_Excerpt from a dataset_
**********
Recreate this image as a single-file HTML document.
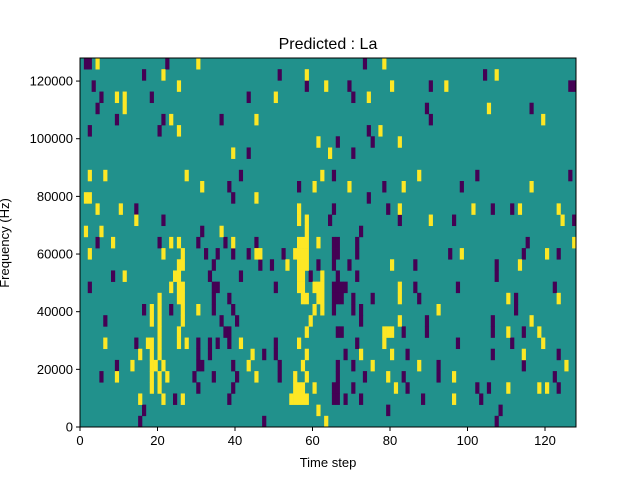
<!DOCTYPE html>
<html><head><meta charset="utf-8"><style>
body{margin:0;background:#fff;width:640px;height:480px;overflow:hidden;font-family:"Liberation Sans","DejaVu Sans",sans-serif}
</style></head><body>
<svg id="chart" width="640" height="480" xmlns="http://www.w3.org/2000/svg">
<rect x="0" y="0" width="640" height="480" fill="#fff"/>
<g id="cells"></g>
<rect x="80" y="58" width="496" height="369" fill="none" stroke="#000" stroke-width="1"/>
<g id="xticks"></g>
<g id="yticks"></g>
<text x="328" y="49" font-size="16" text-anchor="middle">Predicted : La</text>
<text x="328" y="467" font-size="13" text-anchor="middle">Time step</text>
<text transform="translate(9,243) rotate(-90)" font-size="13" text-anchor="middle">Frequency (Hz)</text>
</svg>
<script>
// number of time steps and frequency bins
const timeSteps = 128;
const freqBins = 33;
const freqMax = 128000;
const xTickValues = [0,20,40,60,80,100,120];
const yTickValues = [0,20000,40000,60000,80000,100000,120000];
// rows listed from top (highest frequency bin) to bottom; entries are time steps
const lowTimes = [
[1,2,22,73],[16,51,104],[3,58,69,90,126,127],[5,18,43,70],[4,89,116],[9,21,36,90],[2,20,74],[66,75],[43,70],[],
[41,65,102,126],[38,56,78,98],[39,74],[14,65,79,106,111],[21,64,82,96,127],[31,72],
[4,20,30,37,45,65,66,71,115],[32,35,39,43,52,65,66,71,95,114,123],[34,46,49,61,65,69,86,107],
[8,33,41,59,66,71,107],[2,34,35,50,65,66,67,68,86,97,122],[34,38,65,66,67,70,75,87,112],
[16,23,34,39,65,70,72,112],[6,36,40,72,89,106],[37,38,66,67,83,89,106,114],
[14,30,33,35,38,50,71,97,111],[30,33,47,50,68,84,106,123],[9,30,31,39,51,66,70,92,114],
[5,29,34,40,51,66,73,83,92,122],[30,39,65,66,70,84,102,105,123],[24,38,65,66,68,72,88,103],
[16,79,108],[15,47,107]
];
const highTimes = [
[4,30,78],[21,58,107],[25,63,80,94],[9,11,50,74],[11,105],[23,45,119],[25,77],[61,82],[39,64],[],
[2,6,27,62,87],[31,60,69,83,116],[1,2,45],[4,10,56,82,101,113,123],[14,56,58,90,124],[1,5,36,58],
[8,23,25,39,56,57,58,61,127],[2,21,26,45,46,55,56,57,58,98,120],[25,26,53,56,57,58,80,113],
[11,24,25,56,57,62],[23,25,26,56,57,60,61,62,82],[20,25,26,57,58,61,62,82,110,123],
[18,20,26,30,60,62,92],[18,20,26,59,82,116],[20,25,58,78,79,80,110,118],
[6,17,18,20,25,27,41,56,78,119],[15,18,20,44,58,72,80,114],[13,18,19,21,43,57,75,87,125],
[9,18,20,22,45,55,58,79,96],[18,20,55,56,57,60,81,110,118,120],[15,21,26,54,55,56,57,58,96],
[61],[63]
];
const NS="http://www.w3.org/2000/svg";
const L=80,T=58,W=496,H=369;
const xScale=t=>L+t*W/timeSteps;
const yScale=v=>T+H-v*H/freqMax;
const binH=H/freqBins;
const cells=document.getElementById('cells');
function mk(tag,attrs,parent){const e=document.createElementNS(NS,tag);for(const k in attrs)e.setAttribute(k,attrs[k]);parent.appendChild(e);return e;}
const bg=mk('rect',{x:L,y:T,width:W,height:H,fill:'#21918c'},cells);


function drawSet(rows,color,name){
  rows.forEach((list,r)=>{
    list.forEach(t=>{
      const c=mk('rect',{x:xScale(t),y:T+r*binH,width:W/timeSteps+0.3,height:binH+0.3,fill:color},cells);
      
      
    });
  });
}
drawSet(lowTimes,'#440154','heatmap-cell-low');
drawSet(highTimes,'#fde725','heatmap-cell-high');
const xt=document.getElementById('xticks');
xTickValues.forEach(v=>{
  const x=xScale(v);
  const l=mk('line',{x1:x,x2:x,y1:T+H,y2:T+H+4,stroke:'#000'},xt);
  
  
  const tx=mk('text',{x:x,y:T+H+18,'font-size':13,'text-anchor':'middle'},xt);
  tx.textContent=v;
  
  
});
const yt=document.getElementById('yticks');
yTickValues.forEach(v=>{
  const y=yScale(v);
  const l=mk('line',{x1:L-4,x2:L,y1:y,y2:y,stroke:'#000'},yt);
  
  
  const tx=mk('text',{x:L-7,y:y+4.5,'font-size':13,'text-anchor':'end'},yt);
  tx.textContent=v;
  
  
});
</script>
</body></html>
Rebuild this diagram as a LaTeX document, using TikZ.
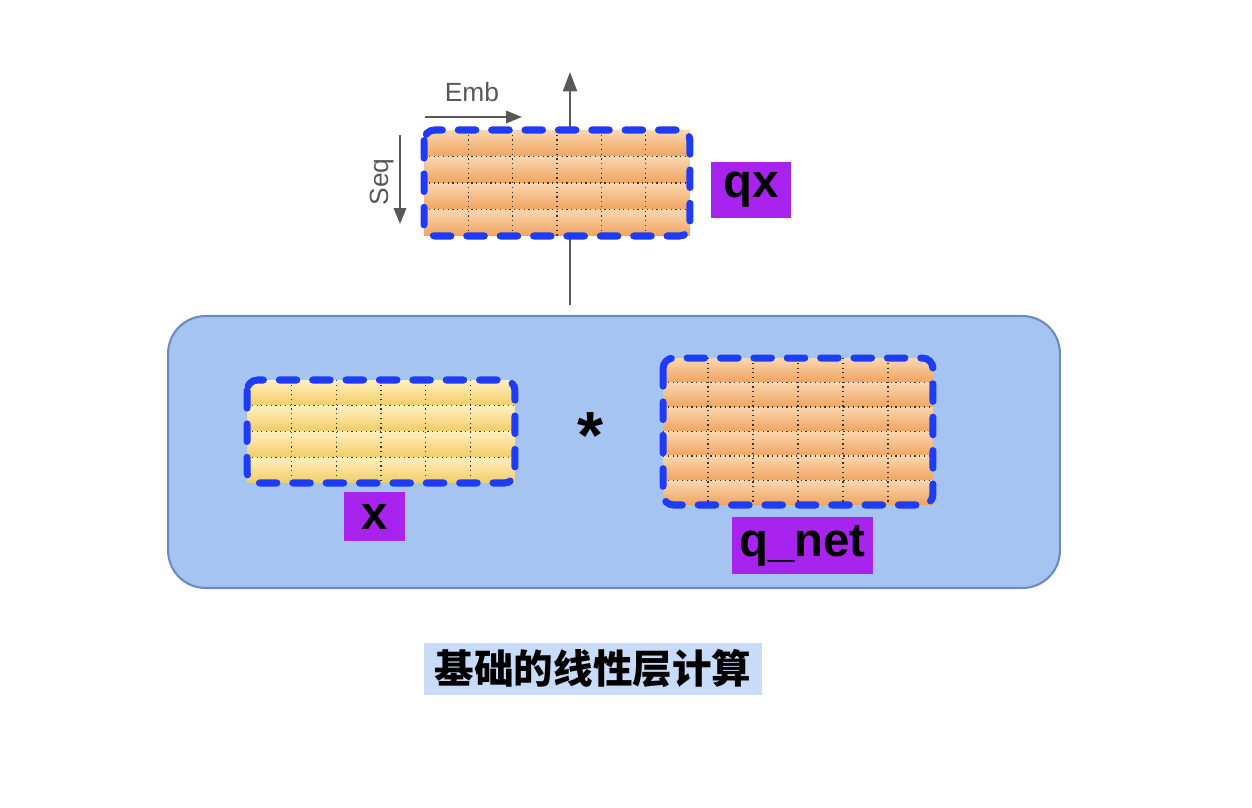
\documentclass[tikz,border=0pt]{standalone}
\usepackage{fontspec}
\setsansfont{Liberation Sans}
\newfontfamily\cjk{Noto Sans CJK SC}
\usetikzlibrary{arrows.meta,calc,positioning}

\definecolor{panelblue}{HTML}{A6C4F1}
\definecolor{paneledge}{HTML}{6A8CC0}
\definecolor{captionblue}{HTML}{C8DBF8}
\definecolor{tagpurple}{HTML}{A824EE}
\definecolor{dashblue}{HTML}{1E3CF5}
\definecolor{axisgray}{HTML}{585858}
\definecolor{orangelight}{HTML}{FAD6B0}
\definecolor{orangedark}{HTML}{EFA45F}
\definecolor{yellowlight}{HTML}{FFF0C0}
\definecolor{yellowdark}{HTML}{F2CB66}

% shaded rows, dotted cells, dashed frame over a box node
\newcommand\cellgrid[5]{%
  \foreach \r [evaluate=\r as \ta using (\r-1)/#2, evaluate=\r as \tb using \r/#2] in {1,...,#2}
    \shade[top color=#4, bottom color=#5]
      ($(#1.north west)!\ta!(#1.south west)$) rectangle ($(#1.north east)!\tb!(#1.south east)$);
  \foreach \r [evaluate=\r as \ta using \r/#2] in {1,...,\numexpr#2-1\relax}
    \draw[cellline] ($(#1.north west)!\ta!(#1.south west)$) -- ($(#1.north east)!\ta!(#1.south east)$);
  \foreach \c [evaluate=\c as \ta using \c/#3] in {1,...,\numexpr#3-1\relax}
    \draw[cellline] ($(#1.north west)!\ta!(#1.north east)$) -- ($(#1.south west)!\ta!(#1.south east)$);
  \draw[dashframe] (#1.north west) rectangle (#1.south east);
}

\begin{document}
\begin{tikzpicture}[
    x=0.02cm, y=-0.02cm,
    panel/.style={draw=paneledge, line width=1.2pt, fill=panelblue, rounded corners=0.75cm,
      minimum width=17.84cm, minimum height=5.44cm},
    cellbox/.style={inner sep=0pt, outer sep=0pt},
    tag/.style={fill=tagpurple, inner sep=0pt, text=black,
      font=\sffamily\bfseries\fontsize{27}{30}\selectfont},
    axislabel/.style={text=axisgray, font=\sffamily\fontsize{15}{18}\selectfont},
    axisarrow/.style={draw=axisgray, line width=1.1pt, -{Triangle[length=9pt,width=7pt]}},
    dashframe/.style={draw=dashblue, line width=4pt, dash pattern=on 10pt off 9pt,
      line cap=round, rounded corners=6pt},
    cellline/.style={black!80, dotted, line width=0.7pt}
]
    \useasboundingbox (0,0) rectangle (1252,808);

    \node[panel] (panel) at (614,452) {};

    % output arrow runs behind qx
    \coordinate (outfoot) at (570,305);
    \coordinate (outhead) at (570,72);
    \draw[axisarrow, -{Triangle[length=11pt,width=8pt]}] (outfoot) -- (outhead);

    \node[cellbox, minimum width=5.32cm, minimum height=2.12cm] (qxm) at (557,183) {};
    \node[cellbox, minimum width=5.36cm, minimum height=2.06cm] (xm) at (381,431.5) {};
    \node[cellbox, minimum width=5.40cm, minimum height=2.94cm] (qnm) at (798,431.5) {};
    \cellgrid{qxm}{4}{6}{orangelight}{orangedark}
    \cellgrid{xm}{4}{6}{yellowlight}{yellowdark}
    \cellgrid{qnm}{6}{6}{orangelight}{orangedark}

    \node[tag, minimum width=1.6cm, minimum height=1.12cm] (qxl) at (751,190) {qx};
    \node[tag, minimum width=1.22cm, minimum height=0.98cm] (xl) at (374.5,516.5) {x};
    \node[tag, minimum width=2.82cm, minimum height=1.14cm] (qnl) at (802.5,545.5) {q\_net};

    \node[font=\sffamily\bfseries\fontsize{38}{38}\selectfont] (star) at (590,436) {*};

    % axes of qx
    \coordinate (embtail) at (425,117);
    \coordinate (embhead) at (522,117);
    \draw[axisarrow] (embtail) -- (embhead);
    \node[axislabel] (emb) at (472,92) {Emb};
    \coordinate (seqtail) at (400,135);
    \coordinate (seqhead) at (400,224);
    \draw[axisarrow] (seqtail) -- (seqhead);
    \node[axislabel, rotate=90] (seq) at (382,182) {Seq};

    \node[fill=captionblue, minimum width=6.76cm, minimum height=1.04cm, inner sep=0pt,
      font=\cjk\bfseries\fontsize{22.5}{27}\selectfont] (caption) at (593,669) {基础的线性层计算};
\end{tikzpicture}
\end{document}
**********
_THE REQUEST_
From the material above, copy each line that includes the word "using".

_WRITTEN RESPONSE_
Rebuild this diagram as a LaTeX document, using TikZ.
  \foreach \r [evaluate=\r as \ta using (\r-1)/#2, evaluate=\r as \tb using \r/#2] in {1,...,#2}
  \foreach \r [evaluate=\r as \ta using \r/#2] in {1,...,\numexpr#2-1\relax}
  \foreach \c [evaluate=\c as \ta using \c/#3] in {1,...,\numexpr#3-1\relax}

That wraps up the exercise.